- Hana yori Dango DVD cover (feat. Yuki Uchida)
- Directed by: Yasuyuki Kusuda
- Starring: Yuki Uchida
- Production company: Fuji Television
- Distributed by: Toei Company
- Release date: August 19, 1995 (Japan);
- Running time: 78 minutes
- Language: Japanese
- Box office: ¥420 million

= Hana yori Dango (film) =

Hana yori Dango (花より男子) is a Japanese film released on August 19, 1995, directed by Yasuyuki Kusuda. It is based on the manga series, Boys Over Flowers (花より男子, Hana yori Dango), written and illustrated by Yoko Kamio.
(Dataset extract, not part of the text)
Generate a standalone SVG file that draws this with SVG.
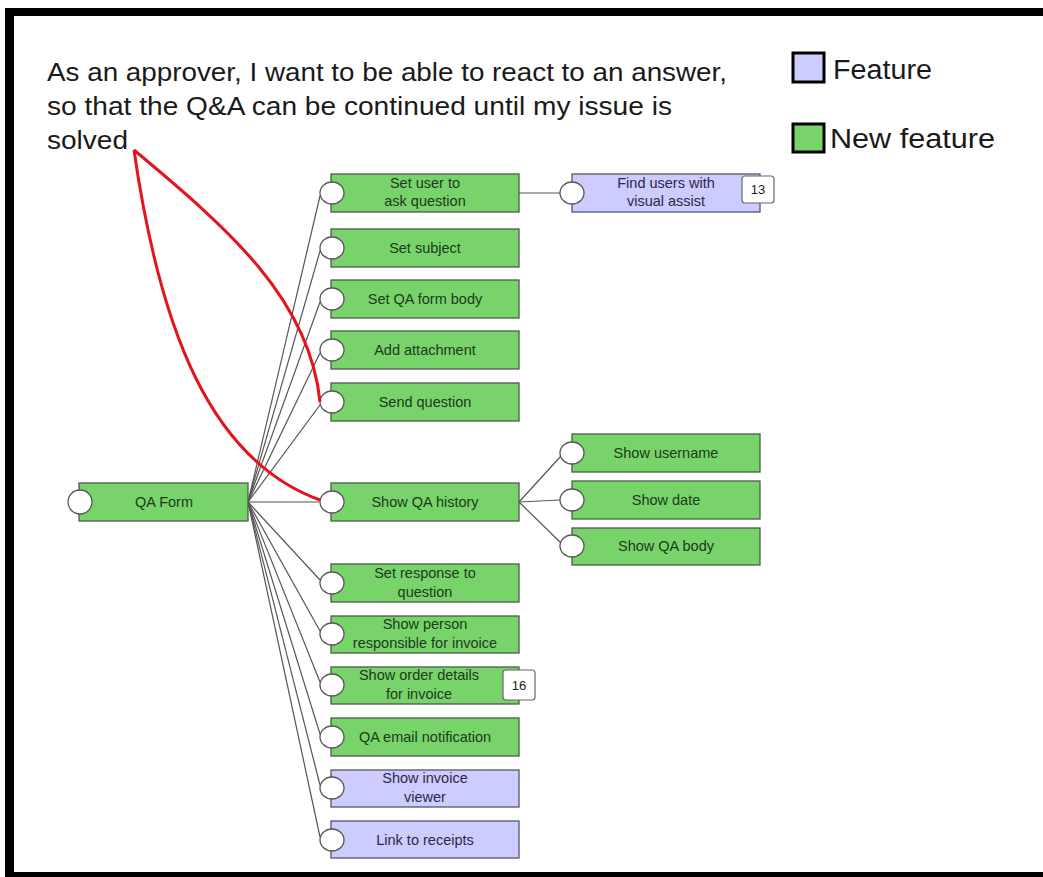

It is the first of the many adaptations of the comics for the screen and the first of Fuji TV and Toei's Our Movie Series. It stars Yuki Uchida as the main character of Tsukushi Makino.

==Cast==

- Yuki Uchida as Tsukushi Makino
- Shosuke Tanihara as Tsukasa Domyoji
- Naohito Fujiki as Rui Hanazawa
- Koichi Hashizume as Akira Mimasaka
- Kensaku Saeki as Sojiro Nishikado
- Kaori Sakagami as Sakurako Sanjo
- Marie Eguro as Shizuka Todo
- Norika Fujiwara as Minako Yamano
- Akari Tonegawa as Yuriko Asai
- Ai Sasamine as Yuki Matsuoka
- TRF (cameo)

==Songs==

- Opening theme: "Baby's Growing Up" by Yuki Uchida.
- Ending theme: "Overnight Sensation (Jidai wa Anata ni Yudaneteru)" by TRF.